_Directions_
Repeat what the lines below say, word for word, and skip every image.
— BEGIN —
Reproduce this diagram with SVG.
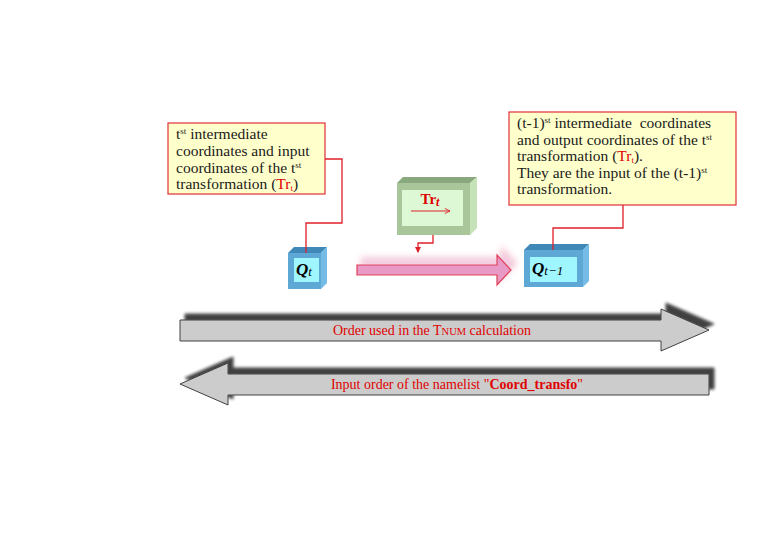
<svg xmlns="http://www.w3.org/2000/svg" width="780" height="540" viewBox="0 0 780 540">
<defs>
<style>
.call{fill:#FFFFCC;stroke:#E0303A;stroke-width:1.2}
.txt{font-family:"Liberation Serif","Times New Roman",serif;font-size:15.5px;fill:#1a1a1a}
.red{fill:#E00000}
.con{fill:none;stroke:#E0202A;stroke-width:1.3}
.gray{fill:#CCCCCC;stroke:#404040;stroke-width:1}
.atxt{font-family:"Liberation Serif","Times New Roman",serif;font-size:14px;fill:#E00000;text-anchor:middle}
.bfront{fill:#5EA8D6}
.btop{fill:#3F88B8}
.bside{fill:#74BCE6}
.binner{fill:#A0F6FF}
</style>
<filter id="shd" x="-5%" y="-40%" width="110%" height="180%">
<feGaussianBlur in="SourceAlpha" stdDeviation="1.8"/>
<feOffset dx="5" dy="-6" result="b"/>
<feComponentTransfer><feFuncA type="linear" slope="0.75"/></feComponentTransfer>
<feMerge><feMergeNode/><feMergeNode in="SourceGraphic"/></feMerge>
</filter>
<filter id="glow" x="-10%" y="-80%" width="120%" height="260%">
<feGaussianBlur in="SourceGraphic" stdDeviation="3"/>
<feOffset dx="5" dy="-7"/>
<feComponentTransfer><feFuncA type="linear" slope="0.5"/></feComponentTransfer>
<feMerge><feMergeNode/><feMergeNode in="SourceGraphic"/></feMerge>
</filter>
<marker id="ah" viewBox="0 0 6 6" refX="5" refY="3" markerWidth="5" markerHeight="5" orient="auto">
<path d="M0,0 L6,3 L0,6 Z" fill="#E0202A"/>
</marker>
<marker id="oh" viewBox="0 0 8 8" refX="7" refY="4" markerWidth="7" markerHeight="7" markerUnits="userSpaceOnUse" orient="auto">
<path d="M1,1 L7,4 L1,7" fill="none" stroke="#E0202A" stroke-width="1"/>
</marker>
</defs>

<g id="arrow-order">
<path class="gray" filter="url(#shd)" d="M180,320 H661 V309 L709,330 L661,351 V341 H180 Z"/>
<text class="atxt" x="432" y="335">Order used in the T<tspan font-size="10.5px">NUM</tspan> calculation</text>
</g>

<g id="arrow-input">
<path class="gray" filter="url(#shd)" d="M180,384 L228,363 V374 H709 V395 H228 V405 Z"/>
<text class="atxt" x="457" y="389">Input order of the namelist "<tspan font-weight="bold">Coord_transfo</tspan>"</text>
</g>

<g id="arrow-transform">
<path filter="url(#glow)" d="M357,265 H497 V255 L511,270 L497,285 V275 H357 Z" fill="#E899C6" stroke="#E04058" stroke-width="1.2"/>
</g>

<g id="callout-left">
<rect class="call" x="168" y="123" width="157" height="71"/>
<text class="txt" x="176" y="139">t<tspan font-size="9px" dy="-5">st</tspan><tspan dy="5"> intermediate</tspan></text>
<text class="txt" x="176" y="156">coordinates and input</text>
<text class="txt" x="176" y="172.5">coordinates of the t<tspan font-size="9px" dy="-5">st</tspan></text>
<text class="txt" x="176" y="189">transformation (<tspan class="red">Tr</tspan><tspan class="red" font-size="9px" dy="2">t</tspan><tspan dy="-2">)</tspan></text>
</g>

<g id="callout-right">
<rect class="call" x="509" y="112" width="227" height="93"/>
<text class="txt" x="517" y="128">(t-1)<tspan font-size="9px" dy="-5">st</tspan><tspan dy="5"> intermediate&#160; coordinates</tspan></text>
<text class="txt" x="517" y="144.5">and output coordinates of the t<tspan font-size="9px" dy="-5">st</tspan></text>
<text class="txt" x="517" y="161">transformation (<tspan class="red">Tr</tspan><tspan class="red" font-size="9px" dy="2">t</tspan><tspan dy="-2">).</tspan></text>
<text class="txt" x="517" y="177.5">They are the input of the (t-1)<tspan font-size="9px" dy="-5">st</tspan></text>
<text class="txt" x="517" y="194">transformation.</text>
</g>

<g id="node-tr">
<polygon points="397,183 403,177 477,177 470,183" fill="#8AA87E"/>
<polygon points="470,183 477,177 477,228 470,235" fill="#C6E2B8"/>
<rect x="397" y="183" width="73" height="52" fill="#A8C69A"/>
<rect x="402" y="190" width="61" height="36" fill="#DDF8D4"/>
<text x="430" y="204" text-anchor="middle" font-family="'Liberation Serif','Times New Roman',serif" font-weight="bold" font-size="15px" fill="#E00000">Tr<tspan font-style="italic" font-size="12px" dy="2">t</tspan></text>
<line x1="411" y1="211" x2="450" y2="211" stroke="#E0202A" stroke-width="1" marker-end="url(#oh)"/>
</g>

<g id="node-qt">
<polygon class="btop" points="288,253 294,247 327,247 321,253"/>
<polygon class="bside" points="321,253 327,247 327,283 321,289"/>
<rect class="bfront" x="288" y="253" width="33" height="36"/>
<rect class="binner" x="294" y="258" width="25" height="24"/>
<text x="296" y="275" font-family="'Liberation Serif','Times New Roman',serif" font-weight="bold" font-style="italic" font-size="17px" fill="#000">Q<tspan font-weight="normal" font-size="13px" dy="1">t</tspan></text>
</g>

<g id="node-qt1">
<polygon class="btop" points="524,250 530,244 589,244 583,250"/>
<polygon class="bside" points="583,250 589,244 589,281 583,287"/>
<rect class="bfront" x="524" y="250" width="59" height="37"/>
<rect class="binner" x="530" y="257" width="47" height="25"/>
<text x="532" y="274" font-family="'Liberation Serif','Times New Roman',serif" font-weight="bold" font-style="italic" font-size="17px" fill="#000">Q<tspan font-weight="normal" font-size="13px" dy="1">t−1</tspan></text>
</g>

<g id="connectors">
<path class="con" d="M325,159 H342 V223 H306 V253"/>
<path class="con" d="M623,205 V228 H553 V250"/>
<path class="con" d="M433,235 V243 H418 V252" marker-end="url(#ah)"/>
</g>
</svg>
— END —
_Answer for this exercise_
Reproduce this diagram with SVG.
<svg xmlns="http://www.w3.org/2000/svg" width="780" height="540" viewBox="0 0 780 540">
<defs>
<style>
.call{fill:#FFFFCC;stroke:#E0303A;stroke-width:1.2}
.txt{font-family:"Liberation Serif","Times New Roman",serif;font-size:15.5px;fill:#1a1a1a}
.red{fill:#E00000}
.con{fill:none;stroke:#E0202A;stroke-width:1.3}
.gray{fill:#CCCCCC;stroke:#404040;stroke-width:1}
.atxt{font-family:"Liberation Serif","Times New Roman",serif;font-size:14px;fill:#E00000;text-anchor:middle}
.bfront{fill:#5EA8D6}
.btop{fill:#3F88B8}
.bside{fill:#74BCE6}
.binner{fill:#A0F6FF}
</style>
<filter id="shd" x="-5%" y="-40%" width="110%" height="180%">
<feGaussianBlur in="SourceAlpha" stdDeviation="1.8"/>
<feOffset dx="5" dy="-6" result="b"/>
<feComponentTransfer><feFuncA type="linear" slope="0.75"/></feComponentTransfer>
<feMerge><feMergeNode/><feMergeNode in="SourceGraphic"/></feMerge>
</filter>
<filter id="glow" x="-10%" y="-80%" width="120%" height="260%">
<feGaussianBlur in="SourceGraphic" stdDeviation="3"/>
<feOffset dx="5" dy="-7"/>
<feComponentTransfer><feFuncA type="linear" slope="0.5"/></feComponentTransfer>
<feMerge><feMergeNode/><feMergeNode in="SourceGraphic"/></feMerge>
</filter>
<marker id="ah" viewBox="0 0 6 6" refX="5" refY="3" markerWidth="5" markerHeight="5" orient="auto">
<path d="M0,0 L6,3 L0,6 Z" fill="#E0202A"/>
</marker>
<marker id="oh" viewBox="0 0 8 8" refX="7" refY="4" markerWidth="7" markerHeight="7" markerUnits="userSpaceOnUse" orient="auto">
<path d="M1,1 L7,4 L1,7" fill="none" stroke="#E0202A" stroke-width="1"/>
</marker>
</defs>

<g id="arrow-order">
<path class="gray" filter="url(#shd)" d="M180,320 H661 V309 L709,330 L661,351 V341 H180 Z"/>
<text class="atxt" x="432" y="335">Order used in the T<tspan font-size="10.5px">NUM</tspan> calculation</text>
</g>

<g id="arrow-input">
<path class="gray" filter="url(#shd)" d="M180,384 L228,363 V374 H709 V395 H228 V405 Z"/>
<text class="atxt" x="457" y="389">Input order of the namelist "<tspan font-weight="bold">Coord_transfo</tspan>"</text>
</g>

<g id="arrow-transform">
<path filter="url(#glow)" d="M357,265 H497 V255 L511,270 L497,285 V275 H357 Z" fill="#E899C6" stroke="#E04058" stroke-width="1.2"/>
</g>

<g id="callout-left">
<rect class="call" x="168" y="123" width="157" height="71"/>
<text class="txt" x="176" y="139">t<tspan font-size="9px" dy="-5">st</tspan><tspan dy="5"> intermediate</tspan></text>
<text class="txt" x="176" y="156">coordinates and input</text>
<text class="txt" x="176" y="172.5">coordinates of the t<tspan font-size="9px" dy="-5">st</tspan></text>
<text class="txt" x="176" y="189">transformation (<tspan class="red">Tr</tspan><tspan class="red" font-size="9px" dy="2">t</tspan><tspan dy="-2">)</tspan></text>
</g>

<g id="callout-right">
<rect class="call" x="509" y="112" width="227" height="93"/>
<text class="txt" x="517" y="128">(t-1)<tspan font-size="9px" dy="-5">st</tspan><tspan dy="5"> intermediate&#160; coordinates</tspan></text>
<text class="txt" x="517" y="144.5">and output coordinates of the t<tspan font-size="9px" dy="-5">st</tspan></text>
<text class="txt" x="517" y="161">transformation (<tspan class="red">Tr</tspan><tspan class="red" font-size="9px" dy="2">t</tspan><tspan dy="-2">).</tspan></text>
<text class="txt" x="517" y="177.5">They are the input of the (t-1)<tspan font-size="9px" dy="-5">st</tspan></text>
<text class="txt" x="517" y="194">transformation.</text>
</g>

<g id="node-tr">
<polygon points="397,183 403,177 477,177 470,183" fill="#8AA87E"/>
<polygon points="470,183 477,177 477,228 470,235" fill="#C6E2B8"/>
<rect x="397" y="183" width="73" height="52" fill="#A8C69A"/>
<rect x="402" y="190" width="61" height="36" fill="#DDF8D4"/>
<text x="430" y="204" text-anchor="middle" font-family="'Liberation Serif','Times New Roman',serif" font-weight="bold" font-size="15px" fill="#E00000">Tr<tspan font-style="italic" font-size="12px" dy="2">t</tspan></text>
<line x1="411" y1="211" x2="450" y2="211" stroke="#E0202A" stroke-width="1" marker-end="url(#oh)"/>
</g>

<g id="node-qt">
<polygon class="btop" points="288,253 294,247 327,247 321,253"/>
<polygon class="bside" points="321,253 327,247 327,283 321,289"/>
<rect class="bfront" x="288" y="253" width="33" height="36"/>
<rect class="binner" x="294" y="258" width="25" height="24"/>
<text x="296" y="275" font-family="'Liberation Serif','Times New Roman',serif" font-weight="bold" font-style="italic" font-size="17px" fill="#000">Q<tspan font-weight="normal" font-size="13px" dy="1">t</tspan></text>
</g>

<g id="node-qt1">
<polygon class="btop" points="524,250 530,244 589,244 583,250"/>
<polygon class="bside" points="583,250 589,244 589,281 583,287"/>
<rect class="bfront" x="524" y="250" width="59" height="37"/>
<rect class="binner" x="530" y="257" width="47" height="25"/>
<text x="532" y="274" font-family="'Liberation Serif','Times New Roman',serif" font-weight="bold" font-style="italic" font-size="17px" fill="#000">Q<tspan font-weight="normal" font-size="13px" dy="1">t−1</tspan></text>
</g>

<g id="connectors">
<path class="con" d="M325,159 H342 V223 H306 V253"/>
<path class="con" d="M623,205 V228 H553 V250"/>
<path class="con" d="M433,235 V243 H418 V252" marker-end="url(#ah)"/>
</g>
</svg>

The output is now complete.